As for the color space, you are right. But the same ambiguity exists when trying to reproduce a PS tutorial with PS itself. The right thing to do would be to specify the color space for which the curves adjustments are valid. In lack of this information, I think one can assume sRGB and be right in 99.999% of the cases…

Not understood the colorspace question…
Curves modify the values of the pixel, not the way the pixel values are showed or printed through the color space? or am I missing something?

That’s a tricky point… as soon as you apply non-linear adjustments to the RGB values, the resulting color depends on the colorspace in which the RGB values are defined.

In other words, the same curve gives a different output depending if the RGB values are, say, in sRGB or ProPhoto colorspace. This is both due to the different gamma encoding (ProPhoto has a simple gamma=1.8 TRC, while the sRGB TRC is more complex and is only approximately gamma=2.2) and the different primaries that define the colors that the colorspace can encode…
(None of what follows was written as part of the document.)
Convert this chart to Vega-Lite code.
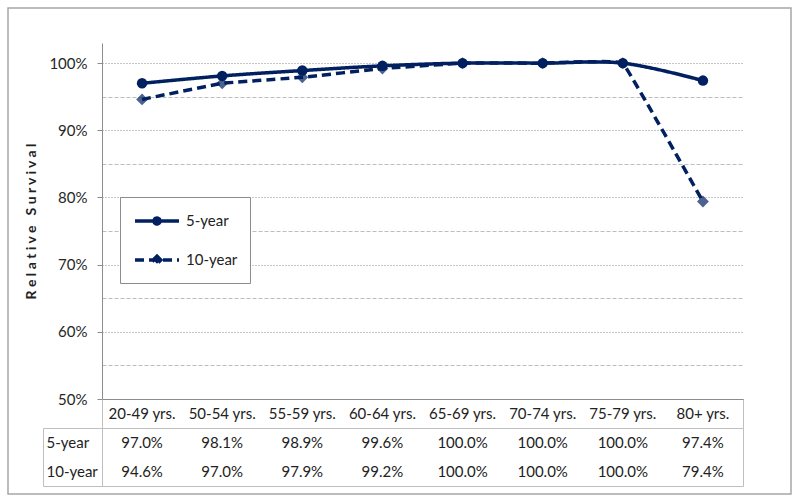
{
  "$schema": "https://vega.github.io/schema/vega-lite/v6.json",
  "width": 783,
  "height": 486,
  "autosize": {"type": "none"},
  "padding": {"left": 8, "top": 8, "right": 9, "bottom": 9},
  "background": "white",
  "config": {
    "view": {"stroke": "#a6a6a6", "strokeWidth": 1.5},
    "font": "Lato",
    "axis": {"labelFont": "Lato", "titleFont": "Lato"},
    "legend": {"labelFont": "Lato"}
  },
  "data": {
    "values": [
      {"age": "20-49 yrs.", "series": "5-year", "value": 0.970},
      {"age": "50-54 yrs.", "series": "5-year", "value": 0.981},
      {"age": "55-59 yrs.", "series": "5-year", "value": 0.989},
      {"age": "60-64 yrs.", "series": "5-year", "value": 0.996},
      {"age": "65-69 yrs.", "series": "5-year", "value": 1.000},
      {"age": "70-74 yrs.", "series": "5-year", "value": 1.000},
      {"age": "75-79 yrs.", "series": "5-year", "value": 1.000},
      {"age": "80+ yrs.", "series": "5-year", "value": 0.974},
      {"age": "20-49 yrs.", "series": "10-year", "value": 0.946},
      {"age": "50-54 yrs.", "series": "10-year", "value": 0.970},
      {"age": "55-59 yrs.", "series": "10-year", "value": 0.979},
      {"age": "60-64 yrs.", "series": "10-year", "value": 0.992},
      {"age": "65-69 yrs.", "series": "10-year", "value": 1.000},
      {"age": "70-74 yrs.", "series": "10-year", "value": 1.000},
      {"age": "75-79 yrs.", "series": "10-year", "value": 1.000},
      {"age": "80+ yrs.", "series": "10-year", "value": 0.794}
    ]
  },
  "encoding": {
    "x": {
      "field": "age",
      "type": "nominal",
      "sort": null,
      "scale": {"range": [94, 735], "paddingInner": 0, "paddingOuter": 0},
      "axis": {
        "orient": "bottom",
        "offset": -95,
        "labels": false,
        "ticks": false,
        "title": null,
        "grid": false,
        "domain": true,
        "domainColor": "#8c8c8c",
        "domainWidth": 1
      }
    }
  },
  "layer": [
    {
      "transform": [{"filter": "datum.series === '5-year'"}],
      "mark": {"type": "line", "interpolate": "catmull-rom", "color": "#002060", "strokeWidth": 3.5},
      "encoding": {
        "y": {
          "field": "value",
          "type": "quantitative",
          "scale": {"domain": [0.5, 1.03], "range": [391, 35], "nice": false, "zero": false},
          "axis": {
            "orient": "left",
            "offset": -94,
            "values": [0.5, 0.6, 0.7, 0.8, 0.9, 1.0],
            "format": ".0%",
            "title": "R e l a t i v e \u00a0\u00a0S u r v i v a l",
            "titleFontSize": 14,
            "titleFontWeight": "bold",
            "titleColor": "#222222",
            "titlePadding": 10,
            "grid": true,
            "gridDash": [1, 2],
            "gridColor": "#8c8c8c",
            "domainColor": "#8c8c8c",
            "tickColor": "#8c8c8c",
            "tickSize": 5,
            "labelPadding": 10,
            "labelFontSize": 15,
            "labelColor": "#262626"
          }
        },
        "strokeDash": {
          "field": "series",
          "type": "nominal",
          "scale": {"domain": ["5-year", "10-year"], "range": [[1, 0], [9, 5]]},
          "legend": {
            "orient": "none",
            "legendX": 112,
            "legendY": 189,
            "title": null,
            "padding": 12,
            "strokeColor": "#8c8c8c",
            "fillColor": "white",
            "symbolSize": 400,
            "symbolStrokeWidth": 3.5,
            "symbolStrokeColor": "#002060",
            "symbolFillColor": "#002060",
            "symbolOffset": 13,
            "labelOffset": 17,
            "rowPadding": 17,
            "labelFontSize": 15,
            "labelColor": "#222222",
            "encode": {
              "symbols": {
                "update": {
                  "shape": {"signal": "datum.value === '5-year' ? 'M-2.2,0L2.2,0M0.3,0A0.3,0.3 0 1 1 -0.3,0A0.3,0.3 0 1 1 0.3,0Z' : 'M-2.2,0L2.2,0M0,-0.38L0.38,0L0,0.38L-0.38,0Z'"},
                  "fill": {"value": "#002060"},
                  "stroke": {"value": "#002060"},
                  "strokeWidth": {"value": 3.5},
                  "strokeDash": {"signal": "datum.value === '10-year' ? [7, 4] : [1, 0]"},
                  "opacity": {"value": 1}
                }
              }
            }
          }
        }
      }
    },
    {
      "transform": [{"filter": "datum.series === '10-year'"}],
      "mark": {"type": "line", "interpolate": "cardinal", "tension": 0.85, "color": "#002060", "strokeWidth": 3.5},
      "encoding": {
        "y": {
          "field": "value",
          "type": "quantitative",
          "scale": {"domain": [0.5, 1.03], "range": [391, 35], "nice": false, "zero": false},
          "axis": null
        },
        "strokeDash": {
          "field": "series",
          "type": "nominal",
          "scale": {"domain": ["5-year", "10-year"], "range": [[1, 0], [9, 5]]},
          "legend": null
        }
      }
    },
    {
      "transform": [{"filter": "datum.series === '5-year'"}],
      "mark": {"type": "point", "filled": true, "color": "#002060", "shape": "circle", "size": 110, "opacity": 1},
      "encoding": {
        "y": {
          "field": "value",
          "type": "quantitative",
          "scale": {"domain": [0.5, 1.03], "range": [391, 35], "nice": false, "zero": false},
          "axis": {
            "orient": "left",
            "offset": -94,
            "values": [0.55, 0.65, 0.75, 0.85, 0.95],
            "labels": false,
            "ticks": false,
            "domain": false,
            "title": null,
            "grid": true,
            "gridDash": [4, 2],
            "gridColor": "#bdbdbd"
          }
        }
      }
    },
    {
      "transform": [{"filter": "datum.series === '10-year'"}],
      "mark": {"type": "point", "filled": true, "color": "#002060", "shape": "diamond", "size": 140, "opacity": 0.7},
      "encoding": {
        "y": {
          "field": "value",
          "type": "quantitative",
          "scale": {"domain": [0.5, 1.03], "range": [391, 35], "nice": false, "zero": false},
          "axis": null
        }
      }
    },
    {
      "mark": {"type": "text", "fontSize": 15, "color": "#222222", "font": "Lato"},
      "encoding": {
        "y": {
          "field": "series",
          "type": "nominal",
          "scale": {"domain": ["hdr", "5-year", "10-year"], "range": [391, 478], "paddingInner": 0, "paddingOuter": 0},
          "axis": {
            "orient": "left",
            "offset": -94,
            "labels": false,
            "ticks": false,
            "title": null,
            "domain": true,
            "domainColor": "#bfbfbf",
            "grid": false
          }
        },
        "text": {"field": "value", "type": "quantitative", "format": ".1%"}
      }
    },
    {
      "transform": [{"filter": "datum.series === '5-year'"}],
      "mark": {"type": "text", "fontSize": 15, "color": "#222222", "font": "Lato"},
      "encoding": {
        "y": {
          "datum": "hdr",
          "type": "nominal",
          "scale": {"domain": ["hdr", "5-year", "10-year"], "range": [391, 478], "paddingInner": 0, "paddingOuter": 0},
          "axis": {
            "orient": "right",
            "offset": -48,
            "labels": false,
            "ticks": false,
            "title": null,
            "domain": true,
            "domainColor": "#bfbfbf",
            "grid": false
          }
        },
        "text": {"field": "age", "type": "nominal"}
      }
    },
    {
      "mark": {"type": "text", "opacity": 0},
      "encoding": {
        "y": {
          "field": "series",
          "type": "nominal",
          "scale": {"domain": ["5-year", "10-year"], "range": [420, 478], "paddingInner": 0, "paddingOuter": 0},
          "axis": {
            "orient": "left",
            "offset": -35,
            "ticks": false,
            "tickSize": 0,
            "labelAlign": "left",
            "labelPadding": -3,
            "labelFontSize": 15,
            "labelColor": "#222222",
            "domain": true,
            "domainColor": "#bfbfbf",
            "title": null,
            "grid": false
          }
        },
        "text": {"value": ""}
      }
    },
    {
      "mark": {"type": "text", "opacity": 0},
      "encoding": {
        "x": {
          "field": "age",
          "type": "nominal",
          "sort": null,
          "scale": {"range": [35, 735], "paddingInner": 0, "paddingOuter": 0},
          "axis": null
        },
        "y": {
          "field": "value",
          "type": "quantitative",
          "scale": {"domain": [0, 2], "range": [478, 420], "nice": false, "zero": false},
          "axis": {
            "orient": "left",
            "offset": -35,
            "values": [0, 2],
            "labels": false,
            "ticks": false,
            "domain": false,
            "title": null,
            "grid": true,
            "gridColor": "#bfbfbf",
            "gridDash": []
          }
        },
        "text": {"value": ""}
      }
    }
  ],
  "resolve": {"scale": {"x": "independent", "y": "independent"}, "axis": {"x": "independent", "y": "independent"}}
}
This is particularly true when curves are applied to individual RGB channels. Here is an example (the image data is in linear encoding just to remove the effect of the different gamma-encoding between sRGB and ProPhoto):

gamma-like curve on RED channel of an sRGB image

the same curve applied to the same image in ProPhoto colorspace

as far as I can see, GIMP only allows vertical adjustment, at least under OSX

Sounds like a bug. Please write a bugreport, or even better a patch.

I don’t know how G’MIC Curves [interactive] will behave. But if you want to compare G’MIC Curves also, then the following is handy:

You can lock movement of control points on the curves in one direction:

Shift-left mouse button, only movement in y direction possible
Ctrl-left mouse button , only movement in x direction possible
(In Windows, I don’t know if it is the same on Mac)

I asked David for this months ago. Ten minutes later on, this functionality was existing. But the descriptions of these interactions weren’t updated, so maybe some people here don’t know this functionality.

I honestly have no experience with g’mic curves… I will check how they compare with others, both in terms of user interaction and points interpolatio.